Most of these songs are about hippy love. "We don't need no piece of paper from the city hall/ Keeping us tied and true./ My old man/ Keeping away my lonesome blues." There's hippy love in the infatuation stage: "I want to knit you a sweater/ I want to write you a love letter/ I want to make you feel better/ I want to make you feel free." There's hippy love in the addiction stage: "Oh you're in my blood like holy wine/ You taste so bitter and so sweet/ Oh I could drink a case of you, darling/ And I would still be on my feet." And there's hippy love gone bad: "Richard got married to a figure skater,/ and he bought her a dishwasher and a coffee percolator/ and he drinks at home now most nights with the T.V. on." But hippy love is still human love, and I've felt all this stuff before. This album is a lot like high school love – it starts off promisingly intoxicating, and it ends real sad. So sorry. I'm crying right now listening to it.

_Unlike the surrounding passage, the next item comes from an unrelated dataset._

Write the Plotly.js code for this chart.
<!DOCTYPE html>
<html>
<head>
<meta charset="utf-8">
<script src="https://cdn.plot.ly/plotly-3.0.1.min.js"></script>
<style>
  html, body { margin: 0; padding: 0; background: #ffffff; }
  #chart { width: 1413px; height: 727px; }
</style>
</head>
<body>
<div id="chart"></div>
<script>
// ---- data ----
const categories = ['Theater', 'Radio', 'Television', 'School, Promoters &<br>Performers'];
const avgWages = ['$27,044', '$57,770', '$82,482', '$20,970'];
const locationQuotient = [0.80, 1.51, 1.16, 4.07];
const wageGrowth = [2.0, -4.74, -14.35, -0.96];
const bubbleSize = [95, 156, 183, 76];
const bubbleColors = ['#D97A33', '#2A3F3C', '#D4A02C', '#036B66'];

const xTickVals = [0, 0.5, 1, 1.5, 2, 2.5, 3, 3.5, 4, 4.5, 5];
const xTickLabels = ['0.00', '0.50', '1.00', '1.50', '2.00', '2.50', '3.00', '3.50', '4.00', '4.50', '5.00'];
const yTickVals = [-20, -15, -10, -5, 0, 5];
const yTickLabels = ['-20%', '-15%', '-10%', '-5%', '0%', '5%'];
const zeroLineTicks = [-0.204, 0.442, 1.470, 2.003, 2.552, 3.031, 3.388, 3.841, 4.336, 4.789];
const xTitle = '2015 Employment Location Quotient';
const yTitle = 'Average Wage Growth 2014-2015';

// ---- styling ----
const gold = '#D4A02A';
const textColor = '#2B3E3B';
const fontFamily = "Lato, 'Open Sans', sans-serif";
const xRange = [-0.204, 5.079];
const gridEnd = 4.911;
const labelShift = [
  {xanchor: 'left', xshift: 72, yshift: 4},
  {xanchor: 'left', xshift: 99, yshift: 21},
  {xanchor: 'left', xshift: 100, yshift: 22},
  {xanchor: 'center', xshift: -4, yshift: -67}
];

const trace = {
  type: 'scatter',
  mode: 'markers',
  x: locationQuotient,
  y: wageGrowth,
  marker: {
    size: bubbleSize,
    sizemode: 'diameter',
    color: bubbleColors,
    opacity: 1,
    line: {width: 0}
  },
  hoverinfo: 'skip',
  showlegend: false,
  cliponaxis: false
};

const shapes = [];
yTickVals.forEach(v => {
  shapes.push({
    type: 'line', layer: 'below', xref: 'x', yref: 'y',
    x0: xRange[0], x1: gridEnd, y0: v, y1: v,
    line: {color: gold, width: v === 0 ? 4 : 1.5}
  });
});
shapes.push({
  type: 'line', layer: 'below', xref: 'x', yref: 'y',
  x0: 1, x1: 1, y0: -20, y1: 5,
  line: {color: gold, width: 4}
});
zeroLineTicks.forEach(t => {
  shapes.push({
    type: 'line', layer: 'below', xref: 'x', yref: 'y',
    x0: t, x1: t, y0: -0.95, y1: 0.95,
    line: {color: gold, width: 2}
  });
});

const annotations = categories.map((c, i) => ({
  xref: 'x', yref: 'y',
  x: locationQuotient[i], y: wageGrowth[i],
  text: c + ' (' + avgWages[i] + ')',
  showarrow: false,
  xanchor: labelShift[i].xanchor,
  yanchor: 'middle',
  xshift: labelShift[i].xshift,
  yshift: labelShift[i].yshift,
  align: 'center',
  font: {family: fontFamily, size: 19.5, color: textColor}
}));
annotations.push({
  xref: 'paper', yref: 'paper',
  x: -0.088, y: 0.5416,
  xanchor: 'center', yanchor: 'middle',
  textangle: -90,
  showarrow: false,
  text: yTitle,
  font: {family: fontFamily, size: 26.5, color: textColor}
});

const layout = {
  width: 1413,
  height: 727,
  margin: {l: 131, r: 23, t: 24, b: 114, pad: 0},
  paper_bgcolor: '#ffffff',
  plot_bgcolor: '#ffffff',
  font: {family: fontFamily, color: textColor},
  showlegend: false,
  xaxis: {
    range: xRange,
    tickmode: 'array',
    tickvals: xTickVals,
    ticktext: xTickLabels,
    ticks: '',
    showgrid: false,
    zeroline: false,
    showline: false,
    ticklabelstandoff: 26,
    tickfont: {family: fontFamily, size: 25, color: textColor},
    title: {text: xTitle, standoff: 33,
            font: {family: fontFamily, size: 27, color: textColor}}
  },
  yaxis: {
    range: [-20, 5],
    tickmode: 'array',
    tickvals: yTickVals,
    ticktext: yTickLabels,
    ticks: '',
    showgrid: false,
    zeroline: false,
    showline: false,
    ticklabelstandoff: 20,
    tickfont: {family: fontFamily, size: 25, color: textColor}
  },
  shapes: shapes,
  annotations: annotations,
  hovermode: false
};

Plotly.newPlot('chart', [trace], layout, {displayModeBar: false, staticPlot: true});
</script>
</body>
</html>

Blue is not sad in a hokey, bittersweet melancholy I-kind-of-want-to-cry-some way. Its sadness is the product of hope quenched, of emptiness. A blue Meg Ryan even quotes from this album in You've Got Mail, "It's coming on Christmas/ They're cutting down trees/ They're putting up reindeer/ And singing songs of joy and peace/ Oh I wish I had a river/ I could skate away on." Blue has its optimistic moments, but they don't prevail. So what's the value of an album like this? Well, the high points are truly wonderful, and they feel true while they last. And the low points are honest in a way that lets you know you're not alone.
Everything about Blue aims to connect. The arrangements are sparse and muted, enhancing the album's mood with minimum distraction. Joni's voice is strong and flighty as always, foreshadowing her later jazz stylings. The tunes are beautiful and unusual, structured like folk songs but with surprising jazz twists in their melodies. Ultimately, however, this album is not a collection of pop hits. It's not even about music, really. Blue is a message from Joni Mitchell's soul to mine, across states, across time.

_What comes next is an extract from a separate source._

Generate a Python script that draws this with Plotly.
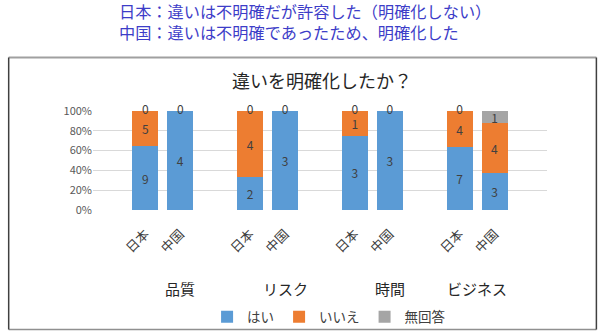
import plotly.graph_objects as go

groups = ["品質", "リスク", "時間", "ビジネス"]
countries = ["日本", "中国"]
series_names = ["はい", "いいえ", "無回答"]
colors = ["#5B9BD5", "#ED7D31", "#A5A5A5"]

# values per bar in order: 品質-日本, 品質-中国, リスク-日本, リスク-中国, 時間-日本, 時間-中国, ビジネス-日本, ビジネス-中国
hai = [9, 4, 2, 3, 3, 3, 7, 3]
iie = [5, 0, 4, 0, 1, 0, 4, 4]
mukaito = [0, 0, 0, 0, 0, 0, 0, 1]
series = [hai, iie, mukaito]

y_ticks = [0, 20, 40, 60, 80, 100]
y_tick_text = ["0%", "20%", "40%", "60%", "80%", "100%"]

title_text = "違いを明確化したか？"
note_lines = ["日本：違いは不明確だが許容した（明確化しない）",
              "中国：違いは不明確であったため、明確化した"]

FONT = "Noto Sans CJK JP"

# slot layout: each group takes 3 slots (2 bars + blank)
xpos = [1 + 3 * g + k for g in range(len(groups)) for k in range(len(countries))]
tick_text = [c for g in groups for c in countries]
group_label_x = [2, 5, 8, 10.5]

fig = go.Figure()
for name, vals, col in zip(series_names, series, colors):
    fig.add_trace(go.Bar(
        x=xpos, y=vals, name=name, marker=dict(color=col, line=dict(width=0)),
        width=0.74, text=[str(v) if v else "" for v in vals],
        textposition="inside", insidetextanchor="middle", textangle=0,
        constraintext="none",
        textfont=dict(family=FONT, size=12, color="#404040"),
    ))

# zero-value labels (drawn at their stacked position)
totals = [sum(s[i] for s in series) for i in range(len(xpos))]
zx, zy = [], []
for i in range(len(xpos)):
    cum = 0
    seen = False
    for s in series:
        cum += s[i]
        if s[i] == 0 and not seen:
            zx.append(xpos[i])
            zy.append(cum / totals[i] * 100)
            seen = True
fig.add_trace(go.Scatter(x=zx, y=zy, mode="text", text=["0"] * len(zx),
                         textfont=dict(family=FONT, size=12, color="#404040"),
                         showlegend=False, hoverinfo="skip", cliponaxis=False))

fig.update_layout(
    barmode="stack", barnorm="percent",
    width=607, height=331,
    margin=dict(l=92.5, r=59.5, t=111, b=121, autoexpand=False),
    paper_bgcolor="white", plot_bgcolor="white",
    font=dict(family=FONT, color="#595959"),
    showlegend=True,
    legend=dict(orientation="h", x=0.52, xanchor="center", y=-1.08, yanchor="middle",
                traceorder="normal", bgcolor="rgba(0,0,0,0)",
                font=dict(family=FONT, size=13.5, color="#404040"),
                itemwidth=30, tracegroupgap=0),
    xaxis=dict(range=[-0.5, 12.5], tickvals=xpos, ticktext=tick_text, tickangle=-45,
               showgrid=False, zeroline=False, showline=False, ticks="",
               ticklabelstandoff=13, automargin=False,
               tickfont=dict(family=FONT, size=13, color="#404040")),
    yaxis=dict(range=[0, 100], tickvals=y_ticks, ticktext=y_tick_text, showgrid=True,
               gridcolor="#D9D9D9", gridwidth=1, zeroline=False, showline=False,
               automargin=False,
               tickfont=dict(family=FONT, size=11, color="#595959")),
)

annotations = []
for gx, g in zip(group_label_x, groups):
    annotations.append(dict(x=gx, y=-0.788, xref="x", yref="paper", text=g, showarrow=False,
                            font=dict(family=FONT, size=15, color="#262626"),
                            xanchor="center", yanchor="middle"))
annotations.append(dict(x=0.505, y=1.313, xref="paper", yref="paper", text=title_text,
                        showarrow=False, font=dict(family=FONT, size=18, color="#262626"),
                        xanchor="center", yanchor="middle"))
annotations.append(dict(x=0.0538, y=(210.0 - 21.5) / 99.0, xref="paper", yref="paper",
                        text="<br>".join(note_lines), showarrow=False, align="left",
                        font=dict(family=FONT, size=16.2, color="#3D3DC8"),
                        xanchor="left", yanchor="middle"))
fig.update_layout(annotations=annotations)

# outer frame
def px_x(px):
    return (px - 92.5) / 455.0

def px_y(py):
    return (210.0 - py) / 99.0

fig.add_shape(type="line", xref="paper", yref="paper", x0=px_x(8), x1=px_x(597), y0=px_y(57.5), y1=px_y(57.5),
              line=dict(color="#A0A0A0", width=2))
fig.add_shape(type="line", xref="paper", yref="paper", x0=px_x(8), x1=px_x(597), y0=px_y(329.5), y1=px_y(329.5),
              line=dict(color="#909090", width=1.5))
fig.add_shape(type="line", xref="paper", yref="paper", x0=px_x(8), x1=px_x(8), y0=px_y(57.5), y1=px_y(329.5),
              line=dict(color="#404040", width=1.5))
fig.add_shape(type="line", xref="paper", yref="paper", x0=px_x(597), x1=px_x(597), y0=px_y(57.5), y1=px_y(329.5),
              line=dict(color="#404040", width=1.5))

fig.write_html("out.html")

"I remember that time you told me, you said,/ 'Love is touching souls.'/ Surely you touched mine/ 'Cause part of you pours out of me/ In these lines from time to time." B.B. King and Blind Lemon Jefferson elude me. None of that so-called blues music has ever made me blue. These songs...these are my blues.
James Taylor – Mud Slide Slim And The Blue Horizon
Hey mister that's me up on the jukebox
I'm the one that's singing this sad song
Well I'll cry every time that you slip in one more dime
And let the boy sing the sad one one more time.
- "Hey Mister That's Me Up On the Jukebox" by James Taylor
James Taylor has so many great albums that this one often gets overlooked. Mud Slide Slim is not J.T.'s best, but it would be almost anyone else's best. Of our three 1971 albums, Mud Slide Slim is the least transparent, the least focussed thematically, and the most produced. Unlike James's later radio-friendly ballad projects (Gorilla, In The Pocket, JT), Mud Slide Slim is still very bluesy ("Machine Gun Kelley," "Hey Mister, That's Me Up On the Jukebox") and folksy ("Long Ago and Far Away," "You Can Close Your Eyes"). On "Riding on a Railroad," James even ventures a bit of country bluegrass, complete with banjo. And the title track is a middle-of-the-road funk number with Carole King driving the backbeat piano. Russ Kunkel's rock-steady drumming thankfully provides a consistent backbone to these otherwise eclectic styles.
Mud Slide Slim is so much a part of my blood, I can't objectively evaluate it. These songs surely must be required listening for everyone west of the Congo. James Taylor's early songs are to me what I imagine "Tam O'Shanter" and "Comin' Through the Rye" must be to Irish folks.
Unlike Carole and Joni, James fronts a crafted persona. He's the balladeer, the storyteller. But I've so come to know and love his persona, I don't really care how much of it is actually him.
There are some quirky gems on Mud Slide Slim that I miss from JT's current live sets – the stream of consciousness interlude, "Soldiers;" and the rambler anthem, "Highway Song." James's "You've Got A Friend," with its mellow calypso rhythm, is much better than Carole's own version. "Long Ago and Far Away" is James at his timeless lullaby best. The album's best song, however, is the enchanting ballad, "You Can Close Your Eyes." I remember singing it to my eight-month-old Caroline deep in the mountains of western North Carolina, along the upper banks of Slickrock Creek, with the moon on the rise behind us and the fireflies dancing on the water:
Well the sun is surely sinking down
But the moon is slowly rising
So this old world must still be spinning round
And I still love you
So close your eyes
You can close your eyes, It's alright
I don't know no love songs
And I can't sing the blues anymore
But I can sing this song
And you can sing this song when I'm gone
It won't be long before another day
We gonna have a good time
And no one's gonna take that time away
You can stay as long as you like.
So close your eyes...
And now I'm crying again. I'm full of love for my daughter and my wife, and I'm thankful for this life God has given me. And I'm telling you more than you probably want to hear. But I don't care. I love music because it puts us in touch with important and profound things, things we sometimes don't want to face, but things that we're forced to face when they invade our souls through music.
I'm thankful that my dad started me off right, there at our home in Lafayette, with the tubes of the Marantz amplifier dutifully glowing blue into the night; and so I pass the music on. Sometimes life is sad, but I'm going home for good soon enough, and it's gonna be alright. Until then, L.A. in the spring of 1971 ain't bad.